# [Goal of the exercise]
Transcribe the whole listing without a single picture.

^^^^^^^^^^^^^^^^

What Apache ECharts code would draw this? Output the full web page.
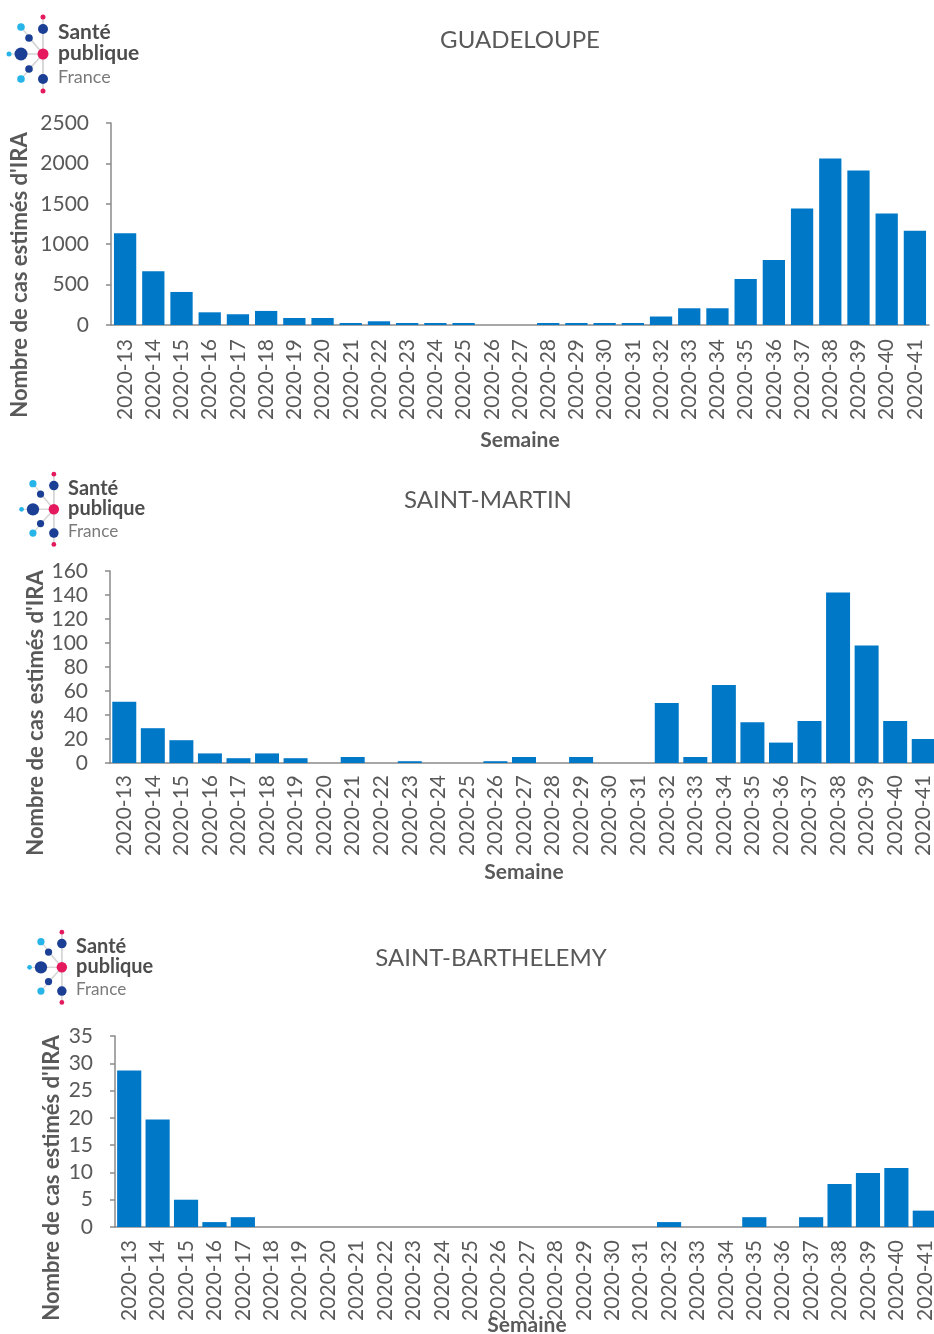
<!DOCTYPE html>
<html>
<head>
<meta charset="utf-8">
<script src="https://cdn.jsdelivr.net/npm/echarts@6/dist/echarts.min.js"></script>
<style>
  html, body { margin: 0; padding: 0; background: #fff; }
  #main { width: 934px; height: 1334px; }
</style>
</head>
<body>
<div id="main"></div>
<script>
// semaines 2020-13 .. 2020-41
var weeks = ['2020-13', '2020-14', '2020-15', '2020-16', '2020-17', '2020-18', '2020-19', '2020-20', '2020-21', '2020-22',
  '2020-23', '2020-24', '2020-25', '2020-26', '2020-27', '2020-28', '2020-29', '2020-30', '2020-31', '2020-32',
  '2020-33', '2020-34', '2020-35', '2020-36', '2020-37', '2020-38', '2020-39', '2020-40', '2020-41']

// nombre de cas estimés d'IRA
var guadeloupe = [1137, 666, 409, 157, 133, 174, 87, 87, 25, 46,
  25, 25, 25, 0, 0, 25, 25, 25, 25, 105,
  207, 207, 570, 806, 1442, 2062, 1913, 1380, 1166]
var saintMartin = [51, 29, 19, 8, 4, 8, 4, 0, 5, 0,
  1.5, 0, 0, 1.5, 5, 0, 5, 0, 0, 50,
  5, 65, 34, 17, 35, 142, 98, 35, 20]
var saintBarthelemy = [28.7, 19.7, 5, 0.9, 1.8, 0, 0, 0, 0, 0,
  0, 0, 0, 0, 0, 0, 0, 0, 0, 0.9,
  0, 0, 1.8, 0, 1.8, 7.9, 9.9, 10.8, 3]

var titles = ['GUADELOUPE', 'SAINT-MARTIN', 'SAINT-BARTHELEMY']
var yMax = [2500, 160, 35]
var yStep = [500, 20, 5]

var textColor = '#595959'
var axisColor = '#8a8a8a'
var barColor = '#0078c8'
var font = 'Lato, "Open Sans", sans-serif'

var grids = [
  { left: 111, top: 123, width: 818, height: 202 },
  { left: 110, top: 571, width: 828, height: 192 },
  { left: 115, top: 1036, width: 824, height: 191 }
]
var nameGaps = [105, 99, 88]
var labelMargins = [14, 12, 13]
var gaps = ['21%', '16%', '15%']

// logo Santé publique France (décor)
function logo(x, y, s) {
  var blue = '#1b3f94', light = '#27b4e9', pink = '#e5195e', line = '#d6d6d6'
  var cx = 43, cy = 54
  var dots = [
    [43, 17, 2.5, pink], [43, 29, 5, blue], [21, 27, 3.8, light], [29, 38, 3.8, blue],
    [21, 54, 6.5, blue], [9, 54, 2.5, light], [29, 69, 3.8, blue], [21, 79, 3.8, light],
    [43, 79, 5, blue], [43, 91, 2.5, pink]
  ]
  var children = []
  children.push({ type: 'line', shape: { x1: 43, y1: 17, x2: 43, y2: 91 }, style: { stroke: line, lineWidth: 1.2 } })
  dots.forEach(function (d) {
    children.push({ type: 'line', shape: { x1: cx, y1: cy, x2: d[0], y2: d[1] }, style: { stroke: line, lineWidth: 1.2 } })
  })
  dots.forEach(function (d) {
    children.push({ type: 'circle', shape: { cx: d[0], cy: d[1], r: d[2] }, style: { fill: d[3] } })
  })
  children.push({ type: 'circle', shape: { cx: cx, cy: cy, r: 5.5 }, style: { fill: pink } })
  children.push({ type: 'text', x: 58, y: 22, style: { text: 'Santé', fill: '#4d4d4d', font: 'bold 21px ' + font } })
  children.push({ type: 'text', x: 58, y: 43, style: { text: 'publique', fill: '#4d4d4d', font: 'bold 21px ' + font } })
  children.push({ type: 'text', x: 58, y: 68, style: { text: 'France', fill: '#7a7a7a', font: '18px ' + font } })
  return { type: 'group', x: x, y: y, scaleX: s, scaleY: s, children: children }
}

function yName(x, y) {
  return {
    type: 'text', x: x, y: y, rotation: Math.PI / 2,
    style: { text: "Nombre de cas estimés d'IRA", fill: textColor, font: 'bold 22px ' + font, align: 'center', verticalAlign: 'middle' }
  }
}

var chart = echarts.init(document.getElementById('main'))
var seriesData = [guadeloupe, saintMartin, saintBarthelemy]

var option = {
  backgroundColor: '#fff',
  animation: false,
  title: [
    { text: titles[0], left: 515, top: 23, textAlign: 'center' },
    { text: titles[1], left: 483, top: 483, textAlign: 'center' },
    { text: titles[2], left: 486, top: 941, textAlign: 'center' }
  ].map(function (t) {
    t.textStyle = { color: textColor, fontSize: 24, fontWeight: 'normal', fontFamily: font }
    return t
  }),
  grid: grids.map(function (g) {
    g.outerBoundsMode = 'none'
    g.containLabel = false
    return g
  }),
  xAxis: grids.map(function (g, i) {
    return {
      type: 'category',
      gridIndex: i,
      data: weeks,
      name: 'Semaine',
      nameLocation: 'middle',
      nameGap: nameGaps[i],
      nameMoveOverlap: false,
      nameTextStyle: { color: textColor, fontSize: 21, fontWeight: 'bold', fontFamily: font },
      axisLine: { lineStyle: { color: axisColor, width: 1.5 } },
      axisTick: { interval: 9, length: 6, lineStyle: { color: axisColor, width: 1.5 } },
      axisLabel: { interval: 0, rotate: 90, margin: labelMargins[i], color: textColor, fontSize: 21, fontFamily: font }
    }
  }),
  yAxis: grids.map(function (g, i) {
    return {
      type: 'value',
      gridIndex: i,
      min: 0,
      max: yMax[i],
      interval: yStep[i],
      splitLine: { show: false },
      axisLine: { show: true, lineStyle: { color: axisColor, width: 1.5 } },
      axisTick: { show: true, length: 5, lineStyle: { color: axisColor, width: 1.5 } },
      axisLabel: {
        margin: 22, color: textColor, fontSize: 21, fontFamily: font,
        formatter: function (v) { return String(v) }
      }
    }
  }),
  series: seriesData.map(function (d, i) {
    return {
      type: 'bar',
      xAxisIndex: i,
      yAxisIndex: i,
      data: d,
      barCategoryGap: gaps[i],
      itemStyle: { color: barColor }
    }
  }),
  graphic: [
    logo(0, 0, 1),
    logo(13, 458, 0.95),
    logo(21, 916, 0.95),
    yName(20, 275),
    yName(36, 713),
    yName(52, 1178)
  ]
}

chart.setOption(option)
</script>
</body>
</html>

^^^^^^^^^^^^^^^^

# [The result]
What Apache ECharts code would draw this? Output the full web page.
<!DOCTYPE html>
<html>
<head>
<meta charset="utf-8">
<script src="https://cdn.jsdelivr.net/npm/echarts@6/dist/echarts.min.js"></script>
<style>
  html, body { margin: 0; padding: 0; background: #fff; }
  #main { width: 934px; height: 1334px; }
</style>
</head>
<body>
<div id="main"></div>
<script>
// semaines 2020-13 .. 2020-41
var weeks = ['2020-13', '2020-14', '2020-15', '2020-16', '2020-17', '2020-18', '2020-19', '2020-20', '2020-21', '2020-22',
  '2020-23', '2020-24', '2020-25', '2020-26', '2020-27', '2020-28', '2020-29', '2020-30', '2020-31', '2020-32',
  '2020-33', '2020-34', '2020-35', '2020-36', '2020-37', '2020-38', '2020-39', '2020-40', '2020-41']

// nombre de cas estimés d'IRA
var guadeloupe = [1137, 666, 409, 157, 133, 174, 87, 87, 25, 46,
  25, 25, 25, 0, 0, 25, 25, 25, 25, 105,
  207, 207, 570, 806, 1442, 2062, 1913, 1380, 1166]
var saintMartin = [51, 29, 19, 8, 4, 8, 4, 0, 5, 0,
  1.5, 0, 0, 1.5, 5, 0, 5, 0, 0, 50,
  5, 65, 34, 17, 35, 142, 98, 35, 20]
var saintBarthelemy = [28.7, 19.7, 5, 0.9, 1.8, 0, 0, 0, 0, 0,
  0, 0, 0, 0, 0, 0, 0, 0, 0, 0.9,
  0, 0, 1.8, 0, 1.8, 7.9, 9.9, 10.8, 3]

var titles = ['GUADELOUPE', 'SAINT-MARTIN', 'SAINT-BARTHELEMY']
var yMax = [2500, 160, 35]
var yStep = [500, 20, 5]

var textColor = '#595959'
var axisColor = '#8a8a8a'
var barColor = '#0078c8'
var font = 'Lato, "Open Sans", sans-serif'

var grids = [
  { left: 111, top: 123, width: 818, height: 202 },
  { left: 110, top: 571, width: 828, height: 192 },
  { left: 115, top: 1036, width: 824, height: 191 }
]
var nameGaps = [105, 99, 88]
var labelMargins = [14, 12, 13]
var gaps = ['21%', '16%', '15%']

// logo Santé publique France (décor)
function logo(x, y, s) {
  var blue = '#1b3f94', light = '#27b4e9', pink = '#e5195e', line = '#d6d6d6'
  var cx = 43, cy = 54
  var dots = [
    [43, 17, 2.5, pink], [43, 29, 5, blue], [21, 27, 3.8, light], [29, 38, 3.8, blue],
    [21, 54, 6.5, blue], [9, 54, 2.5, light], [29, 69, 3.8, blue], [21, 79, 3.8, light],
    [43, 79, 5, blue], [43, 91, 2.5, pink]
  ]
  var children = []
  children.push({ type: 'line', shape: { x1: 43, y1: 17, x2: 43, y2: 91 }, style: { stroke: line, lineWidth: 1.2 } })
  dots.forEach(function (d) {
    children.push({ type: 'line', shape: { x1: cx, y1: cy, x2: d[0], y2: d[1] }, style: { stroke: line, lineWidth: 1.2 } })
  })
  dots.forEach(function (d) {
    children.push({ type: 'circle', shape: { cx: d[0], cy: d[1], r: d[2] }, style: { fill: d[3] } })
  })
  children.push({ type: 'circle', shape: { cx: cx, cy: cy, r: 5.5 }, style: { fill: pink } })
  children.push({ type: 'text', x: 58, y: 22, style: { text: 'Santé', fill: '#4d4d4d', font: 'bold 21px ' + font } })
  children.push({ type: 'text', x: 58, y: 43, style: { text: 'publique', fill: '#4d4d4d', font: 'bold 21px ' + font } })
  children.push({ type: 'text', x: 58, y: 68, style: { text: 'France', fill: '#7a7a7a', font: '18px ' + font } })
  return { type: 'group', x: x, y: y, scaleX: s, scaleY: s, children: children }
}

function yName(x, y) {
  return {
    type: 'text', x: x, y: y, rotation: Math.PI / 2,
    style: { text: "Nombre de cas estimés d'IRA", fill: textColor, font: 'bold 22px ' + font, align: 'center', verticalAlign: 'middle' }
  }
}

var chart = echarts.init(document.getElementById('main'))
var seriesData = [guadeloupe, saintMartin, saintBarthelemy]

var option = {
  backgroundColor: '#fff',
  animation: false,
  title: [
    { text: titles[0], left: 515, top: 23, textAlign: 'center' },
    { text: titles[1], left: 483, top: 483, textAlign: 'center' },
    { text: titles[2], left: 486, top: 941, textAlign: 'center' }
  ].map(function (t) {
    t.textStyle = { color: textColor, fontSize: 24, fontWeight: 'normal', fontFamily: font }
    return t
  }),
  grid: grids.map(function (g) {
    g.outerBoundsMode = 'none'
    g.containLabel = false
    return g
  }),
  xAxis: grids.map(function (g, i) {
    return {
      type: 'category',
      gridIndex: i,
      data: weeks,
      name: 'Semaine',
      nameLocation: 'middle',
      nameGap: nameGaps[i],
      nameMoveOverlap: false,
      nameTextStyle: { color: textColor, fontSize: 21, fontWeight: 'bold', fontFamily: font },
      axisLine: { lineStyle: { color: axisColor, width: 1.5 } },
      axisTick: { interval: 9, length: 6, lineStyle: { color: axisColor, width: 1.5 } },
      axisLabel: { interval: 0, rotate: 90, margin: labelMargins[i], color: textColor, fontSize: 21, fontFamily: font }
    }
  }),
  yAxis: grids.map(function (g, i) {
    return {
      type: 'value',
      gridIndex: i,
      min: 0,
      max: yMax[i],
      interval: yStep[i],
      splitLine: { show: false },
      axisLine: { show: true, lineStyle: { color: axisColor, width: 1.5 } },
      axisTick: { show: true, length: 5, lineStyle: { color: axisColor, width: 1.5 } },
      axisLabel: {
        margin: 22, color: textColor, fontSize: 21, fontFamily: font,
        formatter: function (v) { return String(v) }
      }
    }
  }),
  series: seriesData.map(function (d, i) {
    return {
      type: 'bar',
      xAxisIndex: i,
      yAxisIndex: i,
      data: d,
      barCategoryGap: gaps[i],
      itemStyle: { color: barColor }
    }
  }),
  graphic: [
    logo(0, 0, 1),
    logo(13, 458, 0.95),
    logo(21, 916, 0.95),
    yName(20, 275),
    yName(36, 713),
    yName(52, 1178)
  ]
}

chart.setOption(option)
</script>
</body>
</html>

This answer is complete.